Un’ ultima cosa che ricordo con molta nostalgia è la bellezza che ti pervade mentre sei in Africa. Sarà il sole, saranno gli occhi dei bambini, il sapore del mango maturo o della natura sterminata che ci circonda, ma lì eravamo tutte belle. Belle anche con la fronte bagnata per il caldo, con i vestiti non perfettamente stirati, coi calzini sotto le infradito, i capelli scompigliati, le unghie senza smalto e le guance arrossate per via del sole. Non avevamo bisogno di trucchi, ombretti, correttori, piastre o filtri di Instagram per scattare foto perfette: era l’Africa stessa a renderci migliori, sia dentro che fuori.
Insomma, l’Etiopia è stata per me l’occasione per squarciare il Velo di Maya, per dirlo con le parole di Schopenhauer, ossia il tentativo di vedere il mondo, il passato e il futuro sotto un altro punto di vita, spogliato dei pregiudizi, delle categorie e degli standard che il mondo moderno ci impone.

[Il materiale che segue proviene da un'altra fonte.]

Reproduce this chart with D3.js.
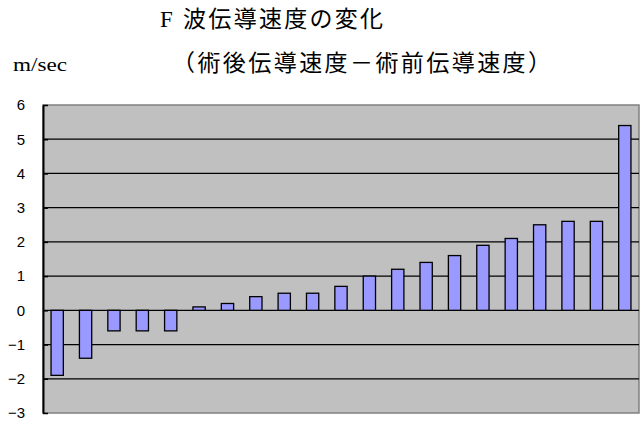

E se l’obiettivo del filosofo di Danzica era di raggiungere l’ascesi o il nirvana, a me basta aver ottenuto la consapevolezza che c’è e ci sarà sempre una buona ragione per fermarsi, respirare, guardare il cielo e sorridere, per poi riprendere a camminare.
Eleonora Dela’ 5°C Liceo Linguistico Mamiani, Pesaro.